• _YOUR OBJECTIVE_:
From the first line of the data below through the line holding "const segmentNote = 'Segment", output each line exactly and leave the pictures out.

--- start DATA SHOWN ---

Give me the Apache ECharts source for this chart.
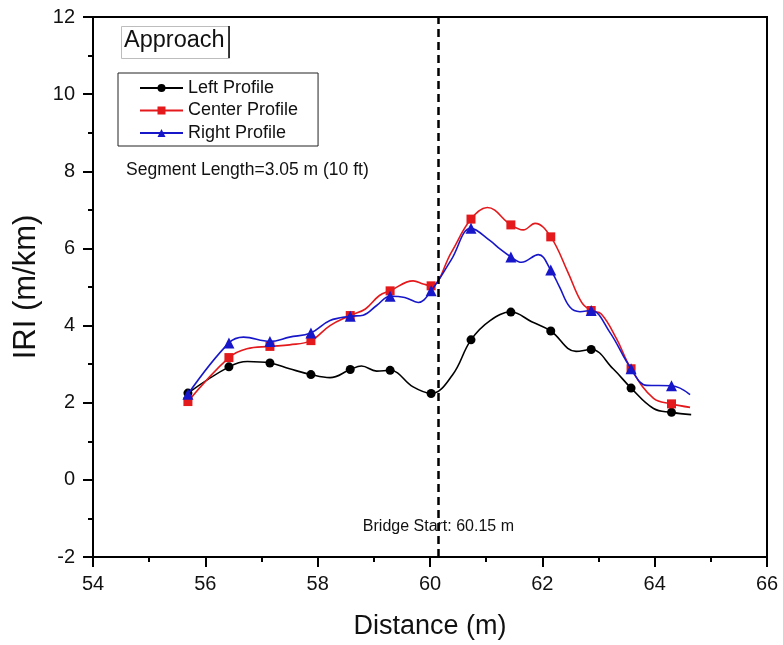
<!DOCTYPE html>
<html>
<head>
<meta charset="utf-8">
<script src="https://cdn.jsdelivr.net/npm/echarts@6/dist/echarts.min.js"></script>
<style>
html,body{margin:0;padding:0;background:#fff;}
#chart{width:783px;height:645px;}
</style>
</head>
<body>
<div id="chart"></div>
<script>
// ---- data ----
const seriesNames = ['Left Profile', 'Center Profile', 'Right Profile'];
const markerDistance = [55.69, 56.42, 57.15, 57.88, 58.58, 59.29, 60.02, 60.73, 61.44, 62.15, 62.87, 63.58, 64.30];
const leftIRI   = [2.25, 2.93, 3.03, 2.73, 2.86, 2.84, 2.24, 3.63, 4.35, 3.86, 3.38, 2.38, 1.75];
const centerIRI = [2.03, 3.17, 3.46, 3.61, 4.26, 4.90, 5.03, 6.76, 6.61, 6.30, 4.39, 2.88, 1.97];
const rightIRI  = [2.22, 3.55, 3.59, 3.81, 4.24, 4.76, 4.90, 6.52, 5.78, 5.44, 4.39, 2.88, 2.44];
// intermediate points of the fitted curves (no marker)
const leftCurveX   = [56.75, 57.50, 58.22, 58.78, 59.05, 59.70, 60.40, 61.07, 61.81, 62.60, 63.26, 63.98, 64.65];
const leftCurveY   = [3.07, 2.88, 2.65, 2.95, 2.82, 2.41, 2.72, 4.13, 4.10, 3.33, 2.88, 1.85, 1.69];
const centerCurveX = [56.74, 57.50, 58.22, 58.85, 59.10, 59.70, 59.88, 60.38, 61.02, 61.66, 61.87, 62.45, 62.70, 63.05, 63.32, 63.98, 64.63];
const centerCurveY = [3.40, 3.50, 4.00, 4.43, 4.78, 5.16, 5.08, 5.90, 7.06, 6.48, 6.65, 5.40, 4.60, 4.30, 3.66, 2.11, 1.88];
const rightCurveX  = [56.68, 57.50, 58.22, 58.81, 59.05, 59.55, 59.79, 60.38, 61.07, 61.25, 61.63, 61.93, 62.31, 62.49, 62.67, 63.20, 63.86, 64.63];
const rightCurveY  = [3.70, 3.70, 4.13, 4.27, 4.52, 4.73, 4.60, 5.71, 6.20, 5.98, 5.64, 5.84, 4.99, 4.48, 4.36, 3.83, 2.45, 2.21];
const xTicks = {min: 54, max: 66, step: 2};
const yTicks = {min: -2, max: 12, step: 2};
const bridgeStart = 60.15;
const bridgeLabel = 'Bridge Start: 60.15 m';
const boxTitle = 'Approach';
const segmentNote = 'Segment Length=3.05 m (10 ft)';

// ---- build ----
function buildData(mY, cX, cY) {
  const pts = [];
  markerDistance.forEach((x, i) => pts.push({value: [x, mY[i]]}));
  cX.forEach((x, i) => pts.push({value: [x, cY[i]], symbol: 'none'}));
  pts.sort((a, b) => a.value[0] - b.value[0]);
  return pts;
}
const FONT = '"Liberation Sans", Arial, Helvetica, sans-serif';
const colors = ['#000000', '#e3191c', '#1717c9'];
const symbols = ['circle', 'rect', 'triangle'];
const symSizes = [9, 9, 11];
const datasets = [
  buildData(leftIRI, leftCurveX, leftCurveY),
  buildData(centerIRI, centerCurveX, centerCurveY),
  buildData(rightIRI, rightCurveX, rightCurveY)
];

const series = seriesNames.map((name, i) => ({
  name: name,
  type: 'line',
  data: datasets[i],
  smooth: 0.4,
  symbol: symbols[i],
  symbolSize: symSizes[i],
  showAllSymbol: true,
  itemStyle: {color: colors[i]},
  lineStyle: {color: colors[i], width: 1.6},
  emphasis: {disabled: true},
  z: 2 + i
}));
series.push({
  name: 'bridge',
  type: 'line',
  data: [],
  z: 10,
  markLine: {
    silent: true,
    symbol: ['none', 'none'],
    animation: false,
    label: {show: false},
    lineStyle: {color: '#000', type: [8, 5], width: 2.5},
    data: [{xAxis: bridgeStart}]
  },
  markPoint: {
    silent: true,
    animation: false,
    symbol: 'circle',
    symbolSize: 0,
    label: {show: true, position: 'inside', formatter: bridgeLabel, color: '#111', fontSize: 16, fontFamily: FONT},
    data: [{coord: [bridgeStart, -1.2]}]
  }
});

const chart = echarts.init(document.getElementById('chart'), null, {renderer: 'canvas'});
chart.setOption({
  animation: false,
  backgroundColor: '#fff',
  grid: {left: 93, right: 16, top: 17, bottom: 86, show: true, borderColor: '#000', borderWidth: 2, backgroundColor: 'transparent'},
  legend: {
    data: seriesNames,
    orient: 'vertical',
    left: 118, top: 73,
    itemWidth: 43, itemHeight: 10, itemGap: 4.5,
    padding: [6, 20, 4, 21],
    borderColor: '#222', borderWidth: 1,
    backgroundColor: '#fff',
    selectedMode: false,
    textStyle: {fontSize: 18, fontFamily: FONT, color: '#111'}
  },
  xAxis: {
    type: 'value', min: xTicks.min, max: xTicks.max, interval: xTicks.step,
    name: 'Distance (m)', nameLocation: 'middle', nameGap: 56,
    nameTextStyle: {fontSize: 27, fontFamily: FONT, color: '#111'},
    axisLine: {onZero: false, lineStyle: {color: '#000', width: 2}},
    axisTick: {inside: false, length: 10, lineStyle: {color: '#000', width: 2}},
    minorTick: {show: true, splitNumber: 2, length: 5, lineStyle: {color: '#000', width: 2}},
    splitLine: {show: false},
    axisLabel: {fontSize: 20, fontFamily: FONT, color: '#111', margin: 17}
  },
  yAxis: {
    type: 'value', min: yTicks.min, max: yTicks.max, interval: yTicks.step,
    name: 'IRI (m/km)', nameLocation: 'middle', nameGap: 49,
    nameTextStyle: {fontSize: 31, fontFamily: FONT, color: '#111'},
    axisLine: {onZero: false, lineStyle: {color: '#000', width: 2}},
    axisTick: {inside: false, length: 10, lineStyle: {color: '#000', width: 2}},
    minorTick: {show: true, splitNumber: 2, length: 5, lineStyle: {color: '#000', width: 2}},
    splitLine: {show: false},
    axisLabel: {fontSize: 20, fontFamily: FONT, color: '#111', margin: 18}
  },
  graphic: [
    {type: 'rect', left: 121, top: 26, z: 20, shape: {width: 108, height: 32},
     style: {fill: '#fff', stroke: '#bdbdbd', lineWidth: 1}},
    {type: 'line', z: 21, shape: {x1: 229, y1: 26, x2: 229, y2: 58}, style: {stroke: '#000', lineWidth: 1.5}},
    {type: 'text', left: 124, top: 29, z: 22,
     style: {text: boxTitle, fontSize: 23.5, fontFamily: FONT, fill: '#111'}},
    {type: 'text', left: 126, top: 161, z: 22,
     style: {text: segmentNote, fontSize: 17.5, fontFamily: FONT, fill: '#111'}}
  ],
  series: series
});
</script>
</body>
</html>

--- end DATA SHOWN ---

• _SOLUTION FOR THIS TASK_:
Give me the Apache ECharts source for this chart.
<!DOCTYPE html>
<html>
<head>
<meta charset="utf-8">
<script src="https://cdn.jsdelivr.net/npm/echarts@6/dist/echarts.min.js"></script>
<style>
html,body{margin:0;padding:0;background:#fff;}
#chart{width:783px;height:645px;}
</style>
</head>
<body>
<div id="chart"></div>
<script>
// ---- data ----
const seriesNames = ['Left Profile', 'Center Profile', 'Right Profile'];
const markerDistance = [55.69, 56.42, 57.15, 57.88, 58.58, 59.29, 60.02, 60.73, 61.44, 62.15, 62.87, 63.58, 64.30];
const leftIRI   = [2.25, 2.93, 3.03, 2.73, 2.86, 2.84, 2.24, 3.63, 4.35, 3.86, 3.38, 2.38, 1.75];
const centerIRI = [2.03, 3.17, 3.46, 3.61, 4.26, 4.90, 5.03, 6.76, 6.61, 6.30, 4.39, 2.88, 1.97];
const rightIRI  = [2.22, 3.55, 3.59, 3.81, 4.24, 4.76, 4.90, 6.52, 5.78, 5.44, 4.39, 2.88, 2.44];
// intermediate points of the fitted curves (no marker)
const leftCurveX   = [56.75, 57.50, 58.22, 58.78, 59.05, 59.70, 60.40, 61.07, 61.81, 62.60, 63.26, 63.98, 64.65];
const leftCurveY   = [3.07, 2.88, 2.65, 2.95, 2.82, 2.41, 2.72, 4.13, 4.10, 3.33, 2.88, 1.85, 1.69];
const centerCurveX = [56.74, 57.50, 58.22, 58.85, 59.10, 59.70, 59.88, 60.38, 61.02, 61.66, 61.87, 62.45, 62.70, 63.05, 63.32, 63.98, 64.63];
const centerCurveY = [3.40, 3.50, 4.00, 4.43, 4.78, 5.16, 5.08, 5.90, 7.06, 6.48, 6.65, 5.40, 4.60, 4.30, 3.66, 2.11, 1.88];
const rightCurveX  = [56.68, 57.50, 58.22, 58.81, 59.05, 59.55, 59.79, 60.38, 61.07, 61.25, 61.63, 61.93, 62.31, 62.49, 62.67, 63.20, 63.86, 64.63];
const rightCurveY  = [3.70, 3.70, 4.13, 4.27, 4.52, 4.73, 4.60, 5.71, 6.20, 5.98, 5.64, 5.84, 4.99, 4.48, 4.36, 3.83, 2.45, 2.21];
const xTicks = {min: 54, max: 66, step: 2};
const yTicks = {min: -2, max: 12, step: 2};
const bridgeStart = 60.15;
const bridgeLabel = 'Bridge Start: 60.15 m';
const boxTitle = 'Approach';
const segmentNote = 'Segment Length=3.05 m (10 ft)';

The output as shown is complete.